Some examples I have seen that were powerful: a student who mapped every food desert in their county and presented findings to the city council. A student who taught themselves enough Python to analyze local election data and published the results on a blog. A student who started a podcast interviewing elderly neighbors about their life stories and donated the recordings to the local historical society. None of these cost money. All of them told a better story than a $9,000 summer program.
Pro Tip
The best summer project is one you would do even if it would never appear on a college application. If you would still be excited about it with no audience, it is the right project.
The Decision Framework
3-4%
Acceptance rate at Telluride Association Summer Seminars, one of the most selective and respected summer programs in the country (and it is completely free)

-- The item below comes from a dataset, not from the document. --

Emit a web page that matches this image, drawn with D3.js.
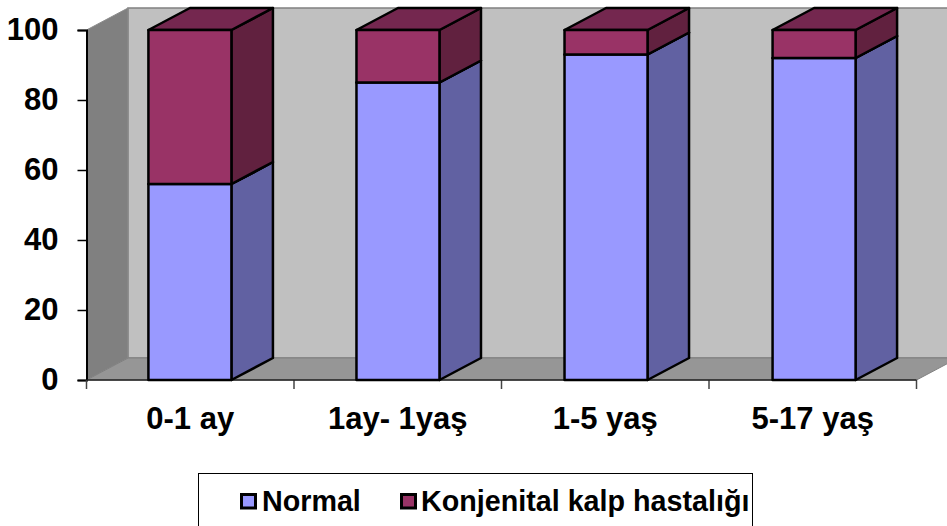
<!DOCTYPE html>
<html>
<head>
<meta charset="utf-8">
<script src="https://cdnjs.cloudflare.com/ajax/libs/d3/7.8.5/d3.min.js"></script>
<style>
html, body { margin: 0; padding: 0; background: #fff; overflow: hidden; }
text { font-family: "Liberation Sans", Arial, sans-serif; font-weight: bold; fill: #000; }
</style>
</head>
<body>
<svg id="chart" width="947" height="526"></svg>
<script>
const categories = ["0-1 ay", "1ay- 1yaş", "1-5 yaş", "5-17 yaş"];
const normalValues = [56, 85, 93, 92];
const konjenitalValues = [44, 15, 7, 8];
const seriesNames = ["Normal", "Konjenital kalp hastalığı"];
const yTicks = [0, 20, 40, 60, 80, 100];

const svg = d3.select("#chart");

const x = d3.scaleBand().domain(categories).range([86, 918]).paddingInner(0.601).paddingOuter(0.3);
const xEdge = d3.scaleLinear().domain([0, categories.length]).range([86.5, 916.5]);
const y = d3.scaleLinear().domain([0, 100]).range([380, 30]);

// 3d depth offset
const dx = 41.5, dy = -22;

const colors = {
    normal: { front: "#9999ff", side: "#6161a2", top: "#7a7ac0" },
    konj: { front: "#993366", side: "#61213f", top: "#74274f" }
};

const poly = pts => pts.map(p => p.join(",")).join(" ");

const x0 = xEdge(0), x1 = xEdge(categories.length), yB = y(0), yT = y(100);

// walls
svg.append("polygon")
    .attr("points", poly([[x0 + dx, yT + dy], [950, yT + dy], [950, yB + dy], [x0 + dx, yB + dy]]))
    .attr("fill", "#c0c0c0").attr("stroke", "#808080").attr("stroke-width", 1.5);
svg.append("polygon")
    .attr("points", poly([[x0, yT], [x0 + dx, yT + dy], [x0 + dx, yB + dy], [x0, yB]]))
    .attr("fill", "#808080").attr("stroke", "#8c8c8c").attr("stroke-width", 1);
svg.append("polygon")
    .attr("points", poly([[x0, yB], [x0 + dx, yB + dy], [x1 + dx, yB + dy], [x1, yB]]))
    .attr("fill", "#969696").attr("stroke", "#808080").attr("stroke-width", 1);

// axes
const yAxis = d3.axisLeft(y).tickValues(yTicks).tickSize(9).tickPadding(19);
const gy = svg.append("g").attr("transform", `translate(${x0},0)`).call(yAxis);
gy.selectAll(".tick line").attr("stroke", "#000").attr("stroke-width", 1.5);
gy.select(".domain").attr("stroke", "#000").attr("stroke-width", 2);
gy.selectAll("text").style("font-size", "31px");

svg.append("g").selectAll("line").data(d3.range(categories.length + 1)).enter().append("line")
    .attr("x1", d => xEdge(d)).attr("x2", d => xEdge(d))
    .attr("y1", yB).attr("y2", yB + 9)
    .attr("stroke", "#444").attr("stroke-width", 1.5);
svg.append("line")
    .attr("x1", x0).attr("x2", x1).attr("y1", yB).attr("y2", yB)
    .attr("stroke", "#222").attr("stroke-width", 1.5);

svg.append("g").selectAll("text").data(categories).enter().append("text")
    .attr("x", (d, i) => xEdge(i + 0.5))
    .attr("y", 429)
    .attr("text-anchor", "middle")
    .style("font-size", "31px")
    .text(d => d);

// stacked boxes
const stack = d3.stack().keys(["normal", "konj"])(categories.map((c, i) => ({
    cat: c, normal: normalValues[i], konj: konjenitalValues[i]
})));

stack.forEach(layer => {
    const c = colors[layer.key];
    layer.forEach(d => {
        const l = x(d.data.cat), r = l + x.bandwidth();
        const b = y(d[0]), t = y(d[1]);
        const g = svg.append("g").attr("stroke", "#000").attr("stroke-width", 2.5).attr("stroke-linejoin", "round");
        g.append("polygon")
            .attr("points", poly([[r, t], [r + dx, t + dy], [r + dx, b + dy], [r, b]]))
            .attr("fill", c.side);
        g.append("polygon")
            .attr("points", poly([[l, t], [l + dx, t + dy], [r + dx, t + dy], [r, t]]))
            .attr("fill", c.top);
        g.append("rect")
            .attr("x", l).attr("y", t).attr("width", r - l).attr("height", b - t)
            .attr("fill", c.front);
    });
});

// legend
const legend = svg.append("g");
legend.append("rect")
    .attr("x", 198.5).attr("y", 473.5).attr("width", 554).attr("height", 60)
    .attr("fill", "#fff").attr("stroke", "#000").attr("stroke-width", 1);

const swatchX = [241.5, 401.5];
const labelX = [262, 421];
const legendFill = [colors.normal.front, colors.konj.front];
seriesNames.forEach((name, i) => {
    legend.append("rect")
        .attr("x", swatchX[i]).attr("y", 494.5).attr("width", 14).attr("height", 13.5)
        .attr("fill", legendFill[i]).attr("stroke", "#000").attr("stroke-width", 3);
    legend.append("text")
        .attr("x", labelX[i]).attr("y", 511)
        .style("font-size", "28.7px")
        .text(name);
});
</script>
</body>
</html>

Here is how I would think about summer planning if I were a current sophomore or junior.
If you are admitted to a free, highly selective program (RSI, TASS/TASP, PROMYS, etc.): go. These are career-shaping experiences and they carry real admissions weight. Drop everything else and attend.
If you are considering a paid program ($3,000+): ask yourself three questions. First, does this program have a competitive admissions process, or does it accept anyone who pays? Second, will I produce a tangible outcome (a research paper, a creative portfolio, a skill I can demonstrate)? Third, could I achieve the same thing on my own for free? If the answers are "accepts most applicants," "just a certificate," and "probably yes," save your money.
If you need to work: work. Do it without apology or anxiety. If you can combine work with a small self-directed project on the side, even better.
If you have free time and no constraints: start a project. Pick something you are curious about and go deep for 8-10 weeks. Document what you learn. Build something. Write something. Create something that did not exist before you started.
The worst thing you can do with a summer is nothing. The second worst thing is spending $10,000 on a program that sounds impressive but teaches you nothing and signals nothing to the people reading your application.
uMerit AI's activity analysis can help you identify which summer experiences align with your academic narrative and which ones admissions officers at your target schools will actually value.
Key Takeaway
Skip the expensive, accept-anyone programs. Pursue free, highly selective programs if you can get in. Otherwise, a job or a self-directed project you genuinely care about will serve your application -- and your growth -- far better than a branded certificate.